From here we then went on to see the autopsy of an Alamosaurus: This included the removal of some internal organs and the sawing off of the cranial plate, to expose the brain. Luckily the autopsy took lace behind a glass screen, so we were in no danger of getting covered in blood.

The hatchery was next, on the experience, where we could see various dinosaur nests. While we were there a baby Dilophoraptor hatched, which they named Keilyn Raptor, after the birthday girl herself.

The animal labs, nocturnal and daylight, were next, before we headed up to the Lookout Platform. 

With huge windows and touchscreen information terminals, there was much to see and do. While we watching the dinosaurs, in their natural habitat, a vehicle outside one of the windows was attacked by a pair of Ankylosaurus. The vehicle suffered some severe damage and its occupants were forced to leave the burning X90 CTP. Our guides, who realised what was happening, dispatched some men in Hazmat suits to rescue the stranded visitors. At this point a pride of Tyrannosaurus approached the Timebase and we were hurriedly forced to evacuate.

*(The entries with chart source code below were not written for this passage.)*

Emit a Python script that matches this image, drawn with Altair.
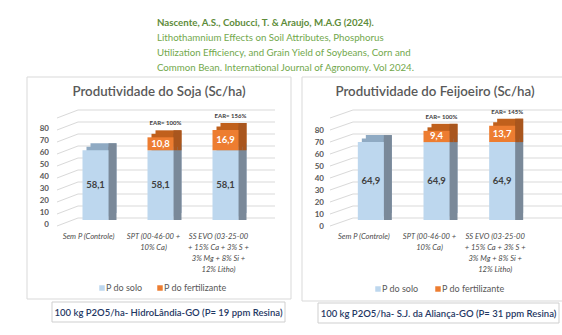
import altair as alt
import pandas as pd

# ---------------- data ----------------
categories = [
    "Sem P (Controle)",
    "SPT (00-46-00 + 10% Ca)",
    "SS EVO (03-25-00 + 15% Ca + 3% S + 3% Mg + 8% Si + 12% Litho)",
]
cat_labels = [
    "Sem P (Controle)",
    "SPT (00-46-00 +\n10% Ca)",
    "SS EVO (03-25-00\n+ 15% Ca + 3% S +\n3% Mg + 8% Si +\n12% Litho)",
]
series = ["P do solo", "P do fertilizante"]

soja_solo = [58.1, 58.1, 58.1]
soja_fert = [None, 10.8, 16.9]
soja_ear = [None, "EAR= 100%", "EAR= 156%"]

feij_solo = [64.9, 64.9, 64.9]
feij_fert = [None, 9.4, 13.7]
feij_ear = [None, "EAR= 100%", "EAR= 145%"]

y_tick_labels = [0, 10, 20, 30, 40, 50, 60, 70, 80]
grid_values = [0, 10, 20, 30, 40, 50, 60, 70, 80, 90]

header_bold = "Nascente, A.S., Cobucci, T. & Araujo, M.A.G (2024)."
header_rest = [
    "Lithothamnium Effects on Soil Attributes, Phosphorus",
    "Utilization Efficiency, and Grain Yield of Soybeans, Corn and",
    "Common Bean. International Journal of Agronomy. Vol 2024.",
]
title_soja = "Produtividade do Soja (Sc/ha)"
title_feij = "Produtividade do Feijoeiro (Sc/ha)"
note_soja = "100 kg P2O5/ha- HidroLândia-GO (P= 19 ppm Resina)"
note_feij = "100 kg P2O5/ha- S.J. da Aliança-GO (P= 31 ppm Resina)"

# ---------------- style ----------------
FONT = "Lato, sans-serif"
GRAY = "#595959"
one = alt.Data(values=[{"k": 1}])


def fmt(v):
    return f"{v:.1f}".replace(".", ",")


def decor_rect(x1, x2, y1, y2, stroke="#d9d9d9"):
    return alt.Chart(one).mark_rect(fill="white", stroke=stroke, strokeWidth=1).encode(
        x=alt.value(x1), x2=alt.value(x2), y=alt.value(y1), y2=alt.value(y2)
    )


def decor_text(txt, x, y, **kw):
    return alt.Chart(alt.Data(values=[{"t": txt}])).mark_text(font=FONT, **kw).encode(
        x=alt.value(x), y=alt.value(y), text="t:N"
    )


def panel(solo, fert, ear, x_range, ylab_x, ylab_dy, diag_x0, diag_x1, grid_x1,
          leg_x, leg_y, box):
    rows = []
    for c, s, f in zip(categories, solo, fert):
        rows.append(dict(cat=c, series=series[0], y0=0.0, y1=s, mid=s / 2, txt=fmt(s)))
        if f:
            rows.append(dict(cat=c, series=series[1], y0=s, y1=s + f, mid=s + f / 2, txt=fmt(f)))
    df = pd.DataFrame(rows)
    ear_df = pd.DataFrame(
        [dict(cat=c, total=s + (f or 0), txt=e) for c, s, f, e in zip(categories, solo, fert, ear) if e]
    )
    lab_df = pd.DataFrame({"cat": categories, "lab": cat_labels})
    tick_df = pd.DataFrame({"v": y_tick_labels})
    grid_df = pd.DataFrame({"v": grid_values})

    xs = alt.Scale(domain=categories, range=list(x_range), paddingInner=0, paddingOuter=0)
    ys = alt.Scale(domain=[0, 90], range=[220, 112], nice=False, zero=False)
    X = alt.X("cat:N", scale=xs, axis=None)

    is_solo = "datum.series == 'P do solo'"
    base = alt.Chart(df).transform_calculate(
        front=f"{is_solo} ? '#bdd7ee' : '#ed7d31'",
        top=f"{is_solo} ? '#8faac3' : '#c0601c'",
        side=f"{is_solo} ? '#7a8999' : '#a9561e'",
        tcol=f"{is_solo} ? '#404040' : '#ffffff'",
    )
    enc = dict(x=X, y=alt.Y("y1:Q", scale=ys, axis=None), y2="y0:Q")

    grid_h = alt.Chart(grid_df).mark_rule(color="#d9d9d9", strokeWidth=1, yOffset=-2).encode(
        y=alt.Y("v:Q", scale=ys, axis=None), x=alt.value(diag_x1), x2=alt.value(grid_x1)
    )
    grid_d = alt.Chart(grid_df).mark_rule(color="#d9d9d9", strokeWidth=1, yOffset=6, y2Offset=-2).encode(
        y=alt.Y("v:Q", scale=ys, axis=None), y2="v:Q", x=alt.value(diag_x0), x2=alt.value(diag_x1)
    )
    ylabels = alt.Chart(tick_df).mark_text(
        font=FONT, fontSize=8, fontWeight="bold", color=GRAY, align="right", baseline="middle", dy=ylab_dy
    ).encode(y=alt.Y("v:Q", scale=ys, axis=None), x=alt.value(ylab_x), text="v:Q")

    # pseudo-3D faces: top face (two steps for a slanted edge), side face, then front face
    shade_top = base.mark_bar(size=26, xOffset=8, yOffset=-7, y2Offset=-7).encode(
        color=alt.Color("top:N", scale=None), **enc
    )
    shade_top2 = base.mark_bar(size=26, xOffset=4, yOffset=-3.5, y2Offset=-3.5).encode(
        color=alt.Color("top:N", scale=None), **enc
    )
    shade_side = base.mark_bar(size=8, xOffset=17, yOffset=-7, y2Offset=0).encode(
        color=alt.Color("side:N", scale=None), **enc
    )
    shade_side2 = base.mark_bar(size=4, xOffset=15, yOffset=-3.5, y2Offset=0).encode(
        color=alt.Color("side:N", scale=None), **enc
    )
    front = base.mark_bar(size=26).encode(color=alt.Color("front:N", scale=None), **enc)
    vals = base.mark_text(font=FONT, fontSize=9.5, fontWeight="bold", baseline="middle").encode(
        x=X, y=alt.Y("mid:Q", scale=ys, axis=None), text="txt:N", color=alt.Color("tcol:N", scale=None)
    )
    ears = alt.Chart(ear_df).mark_text(
        font=FONT, fontSize=6, fontWeight="bold", color="#404040", dy=-14, dx=5, baseline="middle"
    ).encode(x=X, y=alt.Y("total:Q", scale=ys, axis=None), text="txt:N")
    xlabels = alt.Chart(lab_df).mark_text(
        font=FONT, fontSize=7.6, fontStyle="italic", color="#4a4a4a", baseline="top", lineBreak="\n",
        lineHeight=11, dx=-7
    ).encode(x=X, y=alt.value(233), text="lab:N")

    leg_df = pd.DataFrame({"s": series, "c": ["#bdd7ee", "#ed7d31"], "x": leg_x})
    leg_sq = alt.Chart(leg_df).mark_square(size=30, opacity=1).encode(
        x=alt.X("x:Q", scale=None), y=alt.value(leg_y), color=alt.Color("c:N", scale=None)
    )
    leg_tx = alt.Chart(leg_df).mark_text(
        font=FONT, fontSize=9, color=GRAY, align="left", baseline="middle", dx=4
    ).encode(x=alt.X("x:Q", scale=None), y=alt.value(leg_y), text="s:N")

    layers = [
        decor_rect(*box),
        grid_d, grid_h, ylabels,
        shade_top, shade_top2, shade_side, shade_side2, front, vals, ears, xlabels,
        leg_sq, leg_tx,
    ]
    return alt.layer(*layers)


left = panel(soja_solo, soja_fert, soja_ear, (63, 258), 49, 5, 57, 78, 275,
             [102, 160], 288, (27, 291, 77, 299))
right = panel(feij_solo, feij_fert, feij_ear, (338, 535), 324, 7, 330, 353, 562,
              [378, 438], 289, (302, 572, 77, 301))

header1 = decor_text(header_bold, 157, 23, fontSize=9.7, fontWeight="bold", color="#5e8c3a",
                     align="left", baseline="middle")
header2 = alt.Chart(alt.Data(values=[{"t": "\n".join(header_rest)}])).mark_text(
    font=FONT, fontSize=9.7, color="#72a84c", align="left", baseline="middle", lineBreak="\n", lineHeight=15
).encode(x=alt.value(157), y=alt.value(38), text="t:N")

t_left = decor_text(title_soja, 159, 92, fontSize=13.3, fontWeight=600, color=GRAY, align="center", baseline="middle")
t_right = decor_text(title_feij, 435, 92, fontSize=13.3, fontWeight=600, color=GRAY, align="center", baseline="middle")

nb_left = decor_rect(52, 285, 302, 322, stroke="#cfcfcf")
nb_right = decor_rect(318, 559, 303, 323, stroke="#cfcfcf")
nt_left = decor_text(note_soja, 168.5, 312.5, fontSize=9.5, fontWeight=600, color="#1f3864", align="center", baseline="middle")
nt_right = decor_text(note_feij, 438.5, 313.5, fontSize=9.5, fontWeight=600, color="#1f3864", align="center", baseline="middle")

chart = alt.layer(
    header1, header2, left, right, t_left, t_right, nb_left, nb_right, nt_left, nt_right
).resolve_scale(x="independent", y="independent").properties(
    width=562, height=335, padding=0, autosize=alt.AutoSizeParams(type="none"), background="white"
).configure_view(stroke=None)

chart.save("out.html", embed_options={"renderer": "svg", "actions": False})
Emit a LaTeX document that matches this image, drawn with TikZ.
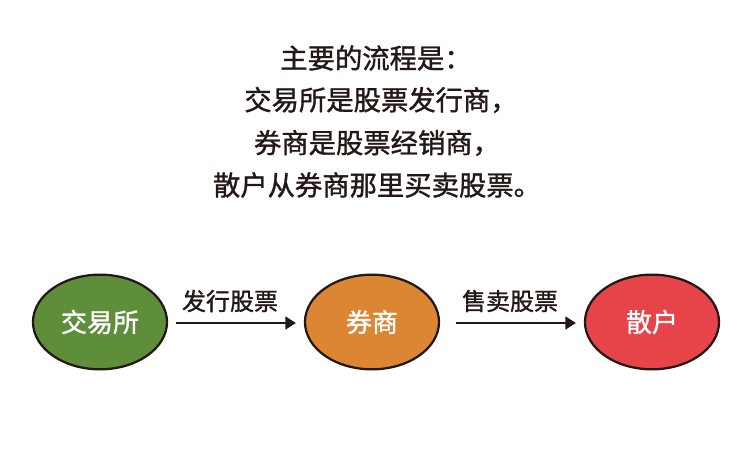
\documentclass[tikz,border=0pt]{standalone}
\usepackage{fontspec}
\setmainfont{Noto Sans CJK SC}
\newfontfamily\cjk[FakeBold=1.2]{Noto Sans CJK SC}
\usetikzlibrary{arrows.meta,shapes.geometric}
\definecolor{ink}{HTML}{231815}
\definecolor{cgreen}{HTML}{5F8E3A}
\definecolor{corange}{HTML}{DC8634}
\definecolor{cred}{HTML}{E64448}
\tikzset{
  blob/.style={ellipse, draw=ink, line width=1.7pt, minimum width=100.5pt, minimum height=71pt, inner sep=0pt, text=white, font=\cjk\fontsize{19.5}{22}\selectfont},
  flow/.style={draw=ink, line width=2pt, -{Triangle[length=8pt,width=9.5pt]}},
  lbl/.style={text=ink, font=\cjk\fontsize{18}{20}\selectfont, inner sep=0pt},
  title/.style={text=ink, font=\cjk\fontsize{20.5}{24}\selectfont, inner sep=0pt}
}
\begin{document}
\begin{tikzpicture}[x=0.75pt,y=-0.75pt]
\useasboundingbox (0,0) rectangle (750,467);
\fill[white] (0,0) rectangle (750,467);
\node[title] (t1) at (376,58) {主要的流程是：};
\node[title] (t2) at (381,100) {交易所是股票发行商，};
\node[title] (t3) at (377,143) {券商是股票经销商，};
\node[title] (t4) at (377,185) {散户从券商那里买卖股票。};
\node[blob, fill=cgreen] (a) at (100,322) {交易所};
\node[blob, fill=corange] (b) at (372,322) {券商};
\node[blob, fill=cred] (c) at (652,322) {散户};
\coordinate (a1) at (176,323);
\coordinate (a2) at (296,323);
\coordinate (b1) at (456,323);
\coordinate (b2) at (576,323);
\draw[flow] (a1) -- (a2);
\draw[flow] (b1) -- (b2);
\node[lbl] (l1) at (230,301) {发行股票};
\node[lbl] (l2) at (510,301) {售卖股票};
\end{tikzpicture}
\end{document}
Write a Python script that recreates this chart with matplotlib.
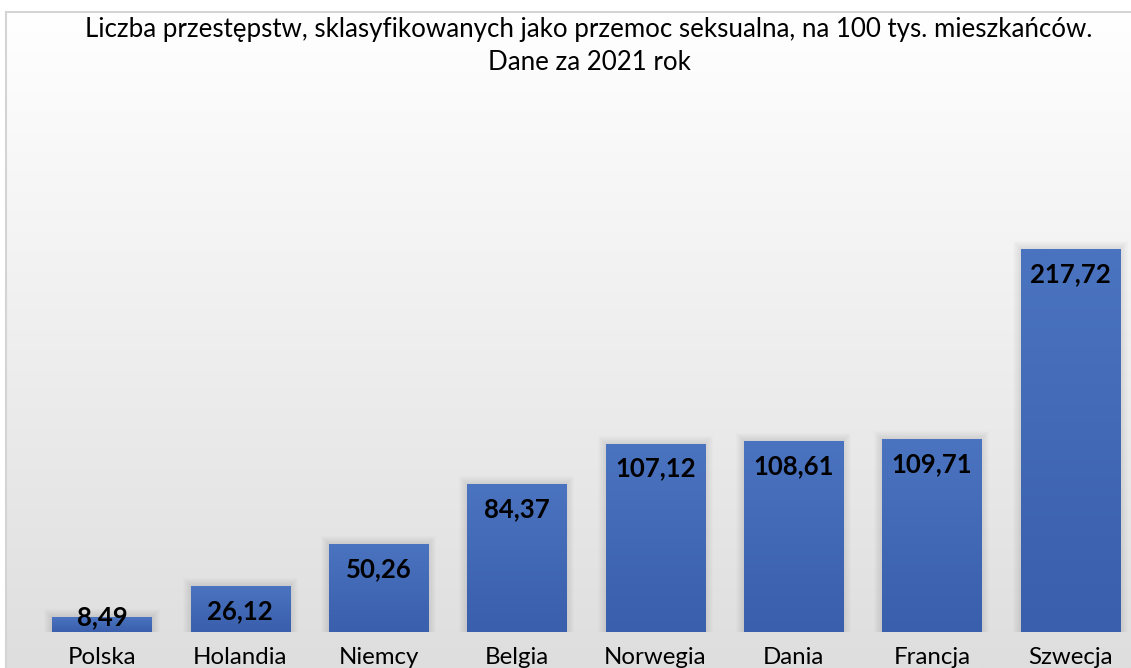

While some guides led us through some dark tunnels, other guides, armed to the teeth, stayed behind to buy us some escape time. We headed into a lift that took us down to sub level 4, where, we headed in to another corridor. The roof of this corridor was made of glass, giving an amazing view of an underwater world. However, we soon forced to crouch low to the ground as a Prognathodon peered down at us, no doubt thinking we were food.

Soon, though, we made our way to the emergency escape pods which, after a minor technical issue, returned us to 2018.

Dinosaurs in the Wild is part educational, part expedition, but 100% awesome. Suitable for all ages, although some very young children may find some of the expedition a bit scary, I would thoroughly recommend it as a destination.